● **Recorded data**

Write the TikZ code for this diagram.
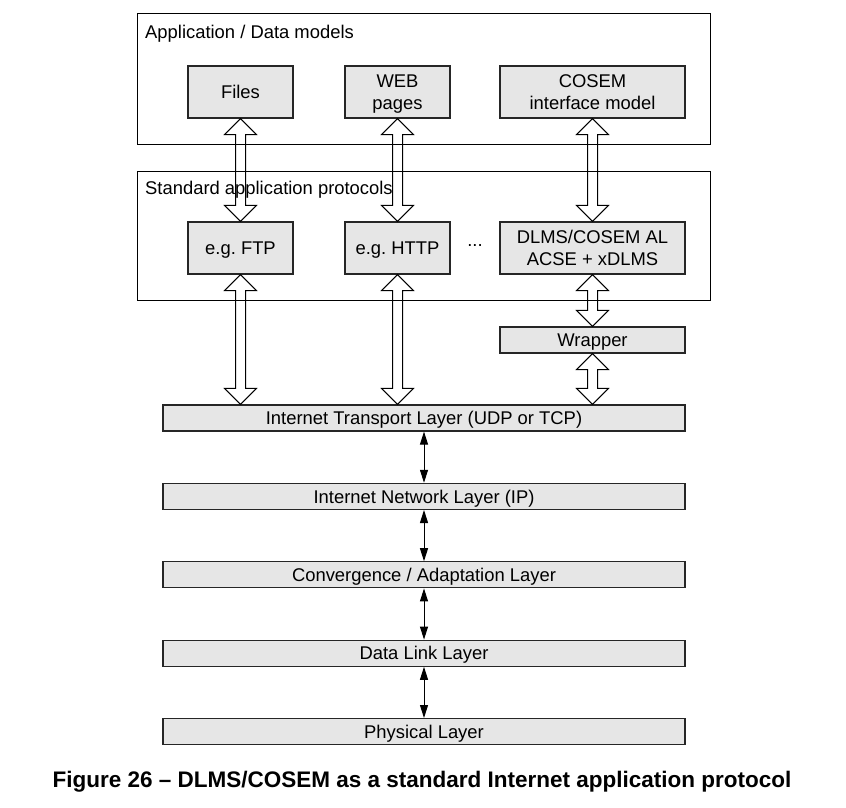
\documentclass[tikz,border=0pt]{standalone}
\usepackage{fontspec}
\setmainfont{Liberation Sans}
\usepackage{tikz}
\usetikzlibrary{positioning, calc}
\usetikzlibrary{arrows.meta}

\definecolor{boxgray}{RGB}{230,230,230}

% hollow two-headed block arrow between two anchors (vertical)
\newcommand{\fatarrow}[2]{%
  \draw[hollow] let \p1=(#1), \p2=(#2) in
    (\x1,\y1) -- ++(-16pt,-16pt) -- ++(11pt,0pt) -- (\x1-5pt,\y2+16pt)
    -- ++(-11pt,0pt) -- (\x1,\y2) -- ++(16pt,16pt) -- ++(-11pt,0pt)
    -- (\x1+5pt,\y1-16pt) -- ++(11pt,0pt) -- cycle;}

\begin{document}
\begin{tikzpicture}[x=1pt, y=1pt, node distance=157pt,
                    every node/.style={font=\fontsize{18.4}{22}\selectfont}]
  \tikzstyle{block}=[draw=black!85, line width=1.2pt, fill=boxgray, align=center, inner sep=0pt,
                     text height=13.2pt, text depth=0pt]
  \tikzstyle{twoline}=[text height=35.2pt]
  \tikzstyle{group}=[draw, line width=1pt, inner sep=0pt]
  \tikzstyle{layer}=[block, minimum width=522pt, minimum height=26pt]
  \tikzstyle{hollow}=[draw, line width=1pt]
  \tikzstyle{thin}=[line width=1pt, {Triangle[length=13pt,width=8pt]}-{Triangle[length=13pt,width=8pt]}]

  \useasboundingbox (0,0) rectangle (846,-808);

  % the two frames
  \node[group, minimum width=573.5pt, minimum height=130pt] (appbox) at (423.75,-79) {};
  \node[group, minimum width=573.5pt, minimum height=129pt] (protobox) at (423.75,-235.5) {};
  \node[anchor=base west, inner sep=0pt] (applabel) at ($(appbox.north west)+(8.5,-25)$) {Application / Data models};
  \node[anchor=base west, inner sep=0pt] (protolabel) at ($(protobox.north west)+(8.5,-24)$) {Standard application protocols};

  % models
  \node[block, minimum width=105pt, minimum height=52pt] (files) at (240.5,-92) {Files};
  \node[block, twoline, minimum width=105pt, minimum height=52pt] (web) [right of=files] {WEB\\pages};
  \node[block, twoline, minimum width=185pt, minimum height=52pt] (cosem) [right of=web, node distance=195pt] {COSEM\\interface model};

  % protocols
  \node[block, minimum width=105pt, minimum height=52pt] (ftp) [below of=files, node distance=156pt] {e.g.\ FTP};
  \node[block, minimum width=105pt, minimum height=52pt] (http) [below of=web, node distance=156pt] {e.g.\ HTTP};
  \node[block, twoline, minimum width=185pt, minimum height=52pt] (dlms) [below of=cosem, node distance=156pt] {DLMS/COSEM AL\\ACSE + xDLMS};
  \node[anchor=base, inner sep=0pt] (dots) at ($(http.east)!0.5!(dlms.west)+(0,2)$) {...};
  \node[block, minimum width=185pt, minimum height=26pt] (wrapper) [below of=dlms, node distance=92pt] {Wrapper};

  % layers
  \node[layer] (transport) at (424,-418) {Internet Transport Layer (UDP or TCP)};
  \node[layer] (network) [below of=transport, node distance=78.4pt] {Internet Network Layer (IP)};
  \node[layer] (convergence) [below of=network, node distance=78.4pt] {Convergence / Adaptation Layer};
  \node[layer] (datalink) [below of=convergence, node distance=78.4pt] {Data Link Layer};
  \node[layer] (physical) [below of=datalink, node distance=78.4pt] {Physical Layer};

  \foreach \a/\b in {files/ftp, web/http, cosem/dlms, ftp/transport, http/transport, dlms/wrapper, wrapper/transport}
    {\fatarrow{\a.south}{\b.north}}

  \foreach \a/\b in {transport/network, network/convergence, convergence/datalink, datalink/physical}
    \draw[thin] (\a.south) -- (\b.north);

  \node[anchor=base, font=\bfseries\fontsize{22.5}{26}\selectfont] (caption) at (422,-787)
    {Figure 26 – DLMS/COSEM as a standard Internet application protocol};
\end{tikzpicture}
\end{document}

● **Prompt**
Output an exact copy of the material, with the pictures removed.

● **Solution for this problem**
Write the TikZ code for this diagram.
\documentclass[tikz,border=0pt]{standalone}
\usepackage{fontspec}
\setmainfont{Liberation Sans}
\usepackage{tikz}
\usetikzlibrary{positioning, calc}
\usetikzlibrary{arrows.meta}

\definecolor{boxgray}{RGB}{230,230,230}

% hollow two-headed block arrow between two anchors (vertical)
\newcommand{\fatarrow}[2]{%
  \draw[hollow] let \p1=(#1), \p2=(#2) in
    (\x1,\y1) -- ++(-16pt,-16pt) -- ++(11pt,0pt) -- (\x1-5pt,\y2+16pt)
    -- ++(-11pt,0pt) -- (\x1,\y2) -- ++(16pt,16pt) -- ++(-11pt,0pt)
    -- (\x1+5pt,\y1-16pt) -- ++(11pt,0pt) -- cycle;}

\begin{document}
\begin{tikzpicture}[x=1pt, y=1pt, node distance=157pt,
                    every node/.style={font=\fontsize{18.4}{22}\selectfont}]
  \tikzstyle{block}=[draw=black!85, line width=1.2pt, fill=boxgray, align=center, inner sep=0pt,
                     text height=13.2pt, text depth=0pt]
  \tikzstyle{twoline}=[text height=35.2pt]
  \tikzstyle{group}=[draw, line width=1pt, inner sep=0pt]
  \tikzstyle{layer}=[block, minimum width=522pt, minimum height=26pt]
  \tikzstyle{hollow}=[draw, line width=1pt]
  \tikzstyle{thin}=[line width=1pt, {Triangle[length=13pt,width=8pt]}-{Triangle[length=13pt,width=8pt]}]

  \useasboundingbox (0,0) rectangle (846,-808);

  % the two frames
  \node[group, minimum width=573.5pt, minimum height=130pt] (appbox) at (423.75,-79) {};
  \node[group, minimum width=573.5pt, minimum height=129pt] (protobox) at (423.75,-235.5) {};
  \node[anchor=base west, inner sep=0pt] (applabel) at ($(appbox.north west)+(8.5,-25)$) {Application / Data models};
  \node[anchor=base west, inner sep=0pt] (protolabel) at ($(protobox.north west)+(8.5,-24)$) {Standard application protocols};

  % models
  \node[block, minimum width=105pt, minimum height=52pt] (files) at (240.5,-92) {Files};
  \node[block, twoline, minimum width=105pt, minimum height=52pt] (web) [right of=files] {WEB\\pages};
  \node[block, twoline, minimum width=185pt, minimum height=52pt] (cosem) [right of=web, node distance=195pt] {COSEM\\interface model};

  % protocols
  \node[block, minimum width=105pt, minimum height=52pt] (ftp) [below of=files, node distance=156pt] {e.g.\ FTP};
  \node[block, minimum width=105pt, minimum height=52pt] (http) [below of=web, node distance=156pt] {e.g.\ HTTP};
  \node[block, twoline, minimum width=185pt, minimum height=52pt] (dlms) [below of=cosem, node distance=156pt] {DLMS/COSEM AL\\ACSE + xDLMS};
  \node[anchor=base, inner sep=0pt] (dots) at ($(http.east)!0.5!(dlms.west)+(0,2)$) {...};
  \node[block, minimum width=185pt, minimum height=26pt] (wrapper) [below of=dlms, node distance=92pt] {Wrapper};

  % layers
  \node[layer] (transport) at (424,-418) {Internet Transport Layer (UDP or TCP)};
  \node[layer] (network) [below of=transport, node distance=78.4pt] {Internet Network Layer (IP)};
  \node[layer] (convergence) [below of=network, node distance=78.4pt] {Convergence / Adaptation Layer};
  \node[layer] (datalink) [below of=convergence, node distance=78.4pt] {Data Link Layer};
  \node[layer] (physical) [below of=datalink, node distance=78.4pt] {Physical Layer};

  \foreach \a/\b in {files/ftp, web/http, cosem/dlms, ftp/transport, http/transport, dlms/wrapper, wrapper/transport}
    {\fatarrow{\a.south}{\b.north}}

  \foreach \a/\b in {transport/network, network/convergence, convergence/datalink, datalink/physical}
    \draw[thin] (\a.south) -- (\b.north);

  \node[anchor=base, font=\bfseries\fontsize{22.5}{26}\selectfont] (caption) at (422,-787)
    {Figure 26 – DLMS/COSEM as a standard Internet application protocol};
\end{tikzpicture}
\end{document}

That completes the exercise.